Il aura du mal. Ces deux journées donnent l'image d'une confusion inextricable. Chacun affirme des positions irrévocables. Et en face, le gouvernement, qui affiche une priorité absolue, la croissance, et propose en même temps des mesures qui vont contre l'objectif. La croissance passe par la compétitivité des entreprises, qui suppose l'abaissement du coût du travail. Le gouvernement en est conscient, mais il est prisonnier de contradictions qui le lui interdisent. La croissance passe par la libéralisation du marché du travail, sa flexibilisation, l'assouplissement des licenciements, autant de réformes qui vont contre la doctrine sociale du pouvoir, qui resserrent encore le piège de l'emploi et qui rencontrent l'opposition radicale des syndicats.
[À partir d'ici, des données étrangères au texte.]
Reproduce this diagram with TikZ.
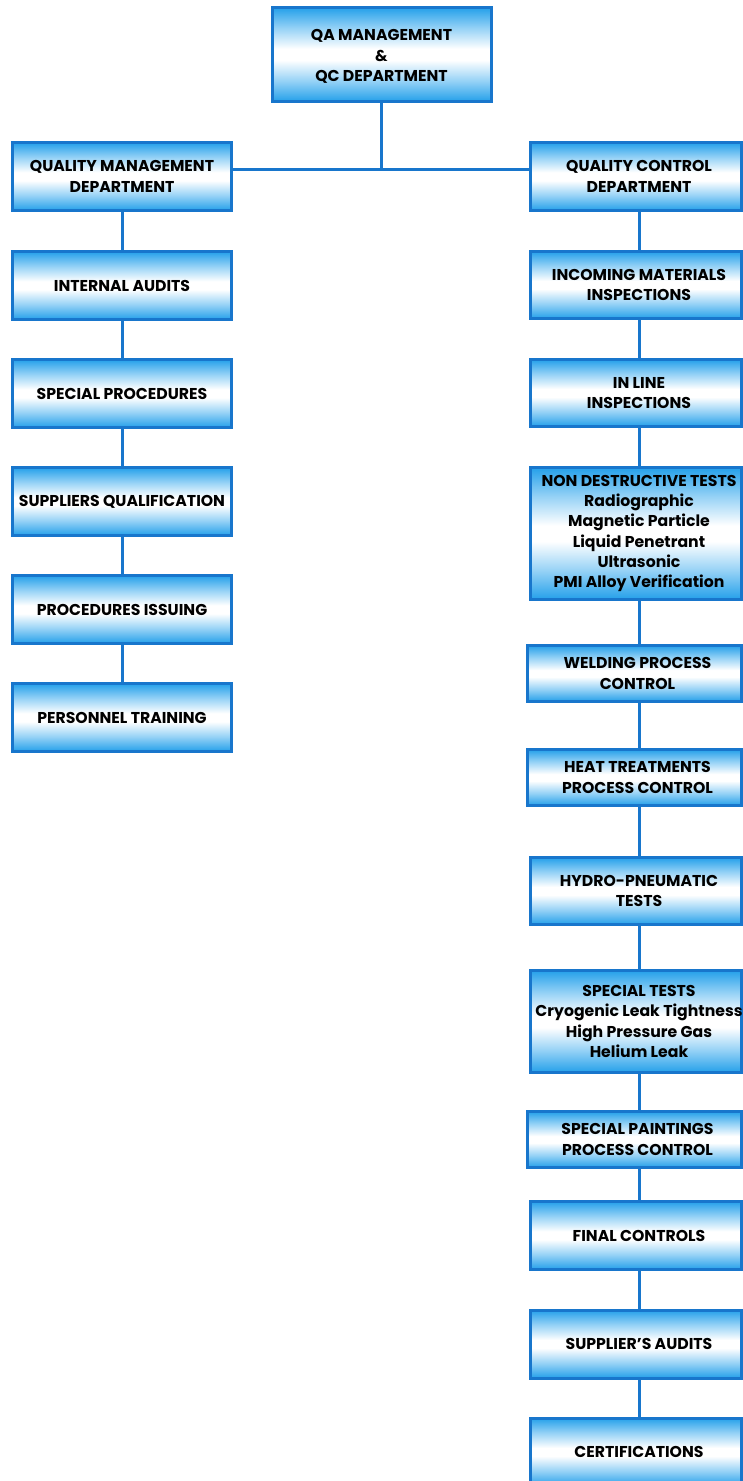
\documentclass[tikz,border=0pt]{standalone}
\usepackage{fontspec}
\setmainfont{Poppins}
\usetikzlibrary{calc}
\definecolor{bxblue}{RGB}{36,160,234}
\definecolor{bxmid}{RGB}{150,210,246}
\definecolor{bxline}{RGB}{24,118,204}
\pgfdeclareverticalshading{boxshade}{100bp}{color(0bp)=(bxblue); color(25bp)=(bxblue); color(36bp)=(bxmid); color(47bp)=(white); color(53bp)=(white); color(64bp)=(bxmid); color(75bp)=(bxblue); color(100bp)=(bxblue)}
\tikzset{
  box/.style={draw=bxline, line width=3pt, shading=boxshade, rectangle, inner sep=0pt},
  txt/.style={align=center, inner sep=0pt, font=\bfseries\fontsize{15.7}{20.2}\selectfont},
  conn/.style={draw=bxline, line width=3pt},
}
\begin{document}
\begin{tikzpicture}[x=1pt,y=-1pt]
\useasboundingbox (0,0) rectangle (742,1481);
% top
\node[box, minimum width=219pt, minimum height=94pt] (top) at (381.5,54.5) {};
\node[txt] (top-t) at ($(top.center)+(0,2)$) {QA MANAGEMENT\\\&\\QC DEPARTMENT};
% left column
\foreach \n/\y/\t in {qmd/176.5/{QUALITY MANAGEMENT\\DEPARTMENT},
                      ia/285.5/{INTERNAL AUDITS},
                      sp/393.5/{SPECIAL PROCEDURES},
                      sq/501.5/{SUPPLIERS QUALIFICATION},
                      pi/609.5/{PROCEDURES ISSUING},
                      pt/717.5/{PERSONNEL TRAINING}}{
  \node[box, minimum width=219pt, minimum height=68pt] (\n) at (122,\y) {};
  \node[txt] (\n-t) at (\n.center) {\t};
}
% right column
\foreach \n/\x/\y/\w/\h/\t in {
   qcd/635.5/176.5/211/68/{QUALITY CONTROL\\DEPARTMENT},
   imi/635.5/285/211/67/{INCOMING MATERIALS\\INSPECTIONS},
   inl/635.5/393/211/67/{IN LINE\\INSPECTIONS},
   ndt/635.5/533.5/211/132/{NON DESTRUCTIVE TESTS\\Radiographic\\Magnetic Particle\\Liquid Penetrant\\Ultrasonic\\PMI Alloy Verification},
   wpc/634/673.5/214/56/{WELDING PROCESS\\CONTROL},
   htp/634/777.5/214/56/{HEAT TREATMENTS\\PROCESS CONTROL},
   hpt/635.5/891/211/67/{HYDRO-PNEUMATIC\\TESTS},
   spt/635.5/1021.5/211/102/{SPECIAL TESTS\\Cryogenic Leak Tightness\\High Pressure Gas\\Helium Leak},
   spp/634/1139.5/214/56/{SPECIAL PAINTINGS\\PROCESS CONTROL},
   fnc/635.5/1235.5/211/68/{FINAL CONTROLS},
   sau/635.5/1344/211/68/{SUPPLIER'S AUDITS},
   cer/635.5/1452/211/68/{CERTIFICATIONS}}{
  \node[box, minimum width=\w pt, minimum height=\h pt] (\n) at (\x,\y) {};
  \node[txt] (\n-t) at ($(\n.center)+(3.5,0)$) {\t};
}
\coordinate (jn) at (381.5,169);
\coordinate (rc) at (639,0);
\draw[conn] (top.south) -- (jn);
\draw[conn] (qmd.east |- jn) -- (qcd.west |- jn);
\foreach \a/\b in {qmd/ia, ia/sp, sp/sq, sq/pi, pi/pt}
  \draw[conn] (\a.south) -- (\b.north);
\foreach \a/\b in {qcd/imi, imi/inl, inl/ndt, ndt/wpc, wpc/htp, htp/hpt, hpt/spt, spt/spp, spp/fnc, fnc/sau, sau/cer}
  \draw[conn] (\a.south -| rc) -- (\b.north -| rc);
\end{tikzpicture}
\end{document}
Le retour à la retraite à 60 ans relève de l'inconscience
On ne se réjouit pas des embarras du gouvernement, contrairement aux socialistes, qui se félicitaient trop volontiers et trop méchamment des embarras rencontrés par Nicolas Sarkozy. On comprend et l'on doit accepter que François Hollande fasse appel à la solidarité des privilégiés. Mais tout pacte social doit reposer sur un équilibre honnête visant à l'intérêt national, et dont le pouvoir politique est l'arbitre et le garant. La France est aujourd'hui au bord d'un seuil de rupture sociale. Il appartient au président de la République d'éviter qu'elle ne le franchisse et aux partenaires sociaux de l'y aider. Un effort fiscal considérable des entreprises et des particuliers va être exigé. Il sera vain - ne parlons pas de justice !- si les syndicats, spéculant sur la faiblesse gouvernementale, ne se rangent pas à un minimum de raison. Certaines de leurs revendications sont légitimes. D'autres sont abusives. Que FO et la CGT, par exemple, exigent un retour à la retraite à 60 ans à taux plein relève de l'inconscience.
Le temps des incantations, des synthèses, des surenchères et des blocages est révolu. Celui d'un compromis rapide est venu. Il appartient à François Hollande d'en être l'artisan.